Here are the results when the chain length is 5,000:

And here are the results when the chain length is 10,000:
When the chains have a length of 10,000, the bias in the HDI estimate is only slight. There is still, of course, some imprecision in the estimate of the HDI limits (and width). It is up to the user to ascertain whether this amount of imprecision is tolerable for the particular application, or whether a longer MCMC chain should be computed.

Conclusion: When the limits of the HDI are close to the decision boundary (such as the ROPE), or when the HDI width is only marginally narrow enough for the desired precision, then be sure to use a very long MCMC chain so that the HDI limits are stable.
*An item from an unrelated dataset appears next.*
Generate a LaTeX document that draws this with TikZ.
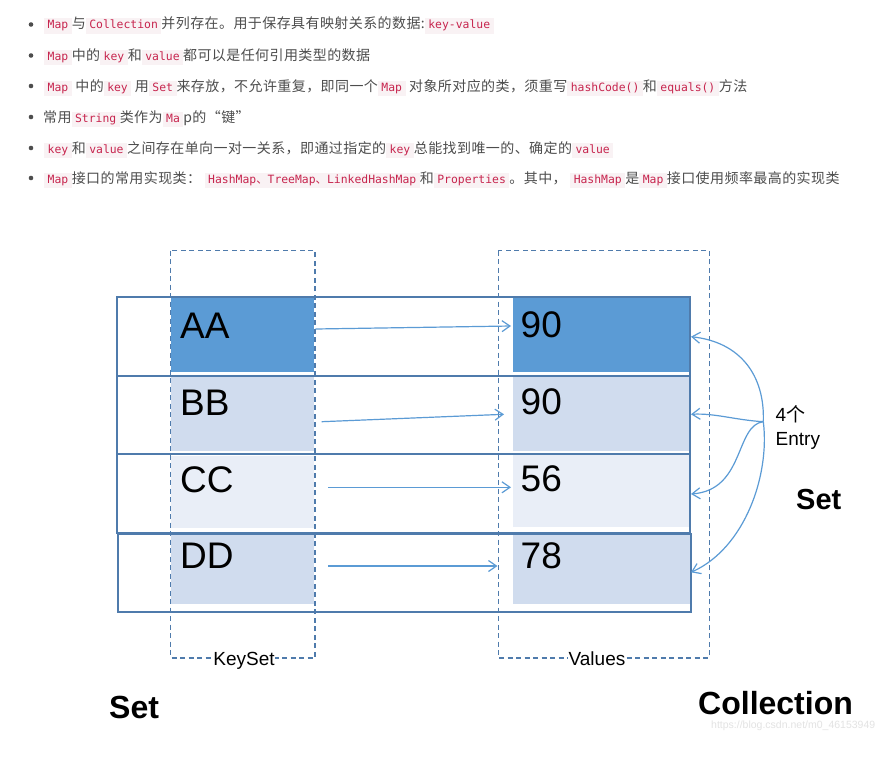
\documentclass[tikz,border=0pt]{standalone}
\usepackage{fontspec}
\setmainfont{Liberation Sans}
\newfontfamily\cjk{Noto Sans CJK SC}
\newfontfamily\cjkbody[LetterSpace=3]{Noto Sans CJK SC}
\newfontfamily\mono{DejaVu Sans Mono}
\usetikzlibrary{arrows.meta}
\definecolor{chipbg}{HTML}{F9F2F4}
\definecolor{chiptx}{HTML}{C7254E}
\definecolor{bodytx}{HTML}{4D4D4D}
\definecolor{darkfill}{HTML}{5B9BD5}
\definecolor{lightfill}{HTML}{D0DCEE}
\definecolor{lighterfill}{HTML}{E9EEF7}
\definecolor{framec}{HTML}{4F7BAC}
\definecolor{arrowc}{HTML}{5B9BD5}
\newcommand\ck[1]{{\setlength{\fboxsep}{0pt}\colorbox{chipbg}{\hspace{3.5pt}\rule[-5pt]{0pt}{15.5pt}{\mono\fontsize{11.4}{14}\selectfont\color{chiptx}#1}\hspace{3.5pt}}}}
\tikzset{
  bodyline/.style={anchor=base west, inner sep=0, text=bodytx, font=\cjkbody\fontsize{14}{16}\selectfont},
  bulletdot/.style={circle, fill=bodytx, inner sep=0, minimum size=4.6pt},
  cellbox/.style={anchor=north west, inner sep=0, draw=none},
  celltext/.style={anchor=base west, inner sep=0, font=\fontsize{37}{40}\selectfont},
  rowline/.style={draw=framec, line width=1.7pt},
  dashbox/.style={draw=framec, line width=1.5pt, dash pattern=on 5pt off 3.5pt},
  arr/.style={draw=arrowc, line width=1.2pt, -{Straight Barb[length=8pt,width=11pt]}},
  boxlabel/.style={anchor=base, fill=white, inner sep=0.5pt, font=\fontsize{19}{21}\selectfont},
  biglabel/.style={anchor=base west, inner sep=0, font=\bfseries\fontsize{32}{36}\selectfont},
}
\begin{document}
\begin{tikzpicture}[x=1pt, y=-1pt]
\useasboundingbox (0,0) rectangle (890,760);
\fill[white] (0,0) rectangle (890,760);

% ---- bullet list ----
\node[bulletdot] (b1) at (31,24.5) {};
\node[bulletdot] (b2) at (31,55.5) {};
\node[bulletdot] (b3) at (31,86) {};
\node[bulletdot] (b4) at (31,117) {};
\node[bulletdot] (b5) at (31,148) {};
\node[bulletdot] (b6) at (31,178) {};
\node[bodyline] (l1) at (44,29) {\ck{Map}与\ck{Collection}并列存在。用于保存具有映射关系的数据:\ck{key-value}};
\node[bodyline] (l2) at (44,60) {\ck{Map}中的\ck{key}和\ck{value}都可以是任何引用类型的数据};
\node[bodyline] (l3) at (44,91) {\ck{Map}\ 中的\ck{key}\ 用\ck{Set}来存放，不允许重复，即同一个\ck{Map}\ 对象所对应的类，须重写\ck{hashCode()}和\ck{equals()}方法};
\node[bodyline] (l4) at (43,122) {常用\ck{String}类作为\ck{Ma}p的“键”};
\node[bodyline] (l5) at (44,153) {\ck{key}和\ck{value}之间存在单向一对一关系，即通过指定的\ck{key}总能找到唯一的、确定的\ck{value}};
\node[bodyline] (l6) at (44,183) {\ck{Map}接口的常用实现类：\ \ck{HashMap{\cjk 、}TreeMap{\cjk 、}LinkedHashMap}和\ck{Properties}。其中，\ \ck{HashMap}是\ck{Map}接口使用频率最高的实现类};

% ---- cells ----
\node[cellbox, fill=darkfill, minimum width=143pt, minimum height=75pt] (kA) at (171,296.7) {};
\node[cellbox, fill=lightfill, minimum width=143pt, minimum height=75pt] (kB) at (171,376) {};
\node[cellbox, fill=lighterfill, minimum width=143pt, minimum height=72pt] (kC) at (171,456) {};
\node[cellbox, fill=lightfill, minimum width=143pt, minimum height=70pt] (kD) at (171,534) {};
\node[cellbox, fill=darkfill, minimum width=177pt, minimum height=75pt] (vA) at (512.5,296.7) {};
\node[cellbox, fill=lightfill, minimum width=177pt, minimum height=75pt] (vB) at (512.5,376) {};
\node[cellbox, fill=lighterfill, minimum width=177pt, minimum height=72pt] (vC) at (512.5,455) {};
\node[cellbox, fill=lightfill, minimum width=177pt, minimum height=70pt] (vD) at (512.5,534) {};

% ---- row outlines ----
\draw[rowline] (117,296.7) rectangle (690,375.7);
\draw[rowline] (117,375.7) rectangle (690,454.3);
\draw[rowline] (117,454.3) rectangle (690,532.7);
\draw[rowline] (118,534) rectangle (691,611.7);

% ---- cell texts ----
\node[celltext] (tA) at (180,338) {AA};
\node[celltext] (tB) at (180,415) {BB};
\node[celltext] (tC) at (180,492) {CC};
\node[celltext] (tD) at (180,568) {DD};
\node[celltext] (tvA) at (520.5,337) {90};
\node[celltext] (tvB) at (520.5,414) {90};
\node[celltext] (tvC) at (520.5,491) {56};
\node[celltext] (tvD) at (520.5,568) {78};

% ---- dashed groups ----
\draw[dashbox] (170.7,250.7) rectangle (315,657.8);
\draw[dashbox] (498.3,250.7) rectangle (709.3,657.8);
\node[boxlabel] (keyset) at (244,665) {KeySet};
\node[boxlabel] (values) at (597,665) {Values};

% ---- key -> value arrows ----
\coordinate (sA) at (315.5,329);
\coordinate (eA) at (511,326);
\coordinate (sB) at (321.7,421.7);
\coordinate (eB) at (504,414.3);
\coordinate (sC) at (328.3,487.3);
\coordinate (eC) at (511,487.3);
\coordinate (sD) at (328.3,566);
\coordinate (eD) at (497.5,566);
\draw[arr] (sA) -- (eA);
\draw[arr] (sB) -- (eB);
\draw[arr] (sC) -- (eC);
\draw[arr] (sD) -- (eD);

% ---- entry arrows ----
\coordinate (hub) at (763.3,421.7);
\coordinate (r1) at (691,336.7);
\coordinate (r2) at (691,414.3);
\coordinate (r3) at (691,494);
\coordinate (r4) at (691,572.3);
\draw[arr] (hub) .. controls (765,375) and (740,342) .. (r1);
\draw[arr] (hub) .. controls (735,420) and (715,413) .. (r2);
\draw[arr] (hub) .. controls (735,425) and (745,490) .. (r3);
\draw[arr] (hub) .. controls (770,475) and (745,548) .. (r4);

\node[anchor=base west, inner sep=0, font=\fontsize{19}{22}\selectfont] (e1) at (775.5,421) {4{\cjk 个}};
\node[anchor=base west, inner sep=0, font=\fontsize{19}{22}\selectfont] (e2) at (775.5,445) {Entry};

% ---- big labels ----
\node[biglabel, font=\bfseries\fontsize{29}{32}\selectfont] (setR) at (796,509) {Set};
\node[biglabel] (setL) at (109,718) {Set};
\node[biglabel] (coll) at (698,714) {Collection};
\node[anchor=base west, inner sep=0, text=gray!22, font=\fontsize{10.5}{12}\selectfont] (wm) at (711,728) {https://blog.csdn.net/m0\_46153949};
\end{tikzpicture}
\end{document}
The graphs above help illustrate how long is "very long." In general, while the book uses chains on the order of 5,000 steps for pedagogical purposes, real research reports should probably use at least 10,000 steps or much more as patience permits.


  1. Dear John,

    Since I am relatively new to Bayesian inference, I am trying to develop some intuition on commonly assumed issues in practice. One of which is the one you approach on this blog post.

    Therefore, I am trying to visualize the stability of the lower and upper 95% HDI's under different numbers of efficient samples.

    Would you by any chance still have the code used for this post available?

    Thank you very much!



    1. Thanks for your interest. This topic is discussed at length in Chapter 7 (Section 7.5.2) of DBDA2E.

    2. Thank you very much for the quick and helpful response.

      I will look into it!


  2. Dear John,

    first of all - thank you for your book and for making Bayesian Statistics understandable and applicable for psychologists as well!

    At one point, however, I'm just stuck and i can't find the answer in your book (2011 version) and I thought my question would fit to this topic:
    Why, in general, do we use multiple chains to estimate the posterior distribution. What is the difference between 1 chain with 5000 steps vs. 5 chains with 1000 steps, regardless of the burn-in period.

    Thank you in advance.

    Best regards

  3. The first edition did not explain MCMC diagnostics much. The second edition does a more thorough job; see section 7.5 pp. 178-188. Basically, when multiple chains show the same form, we gain confidence that the chains are not stuck or clumpy in unrepresentative regions of parameter space.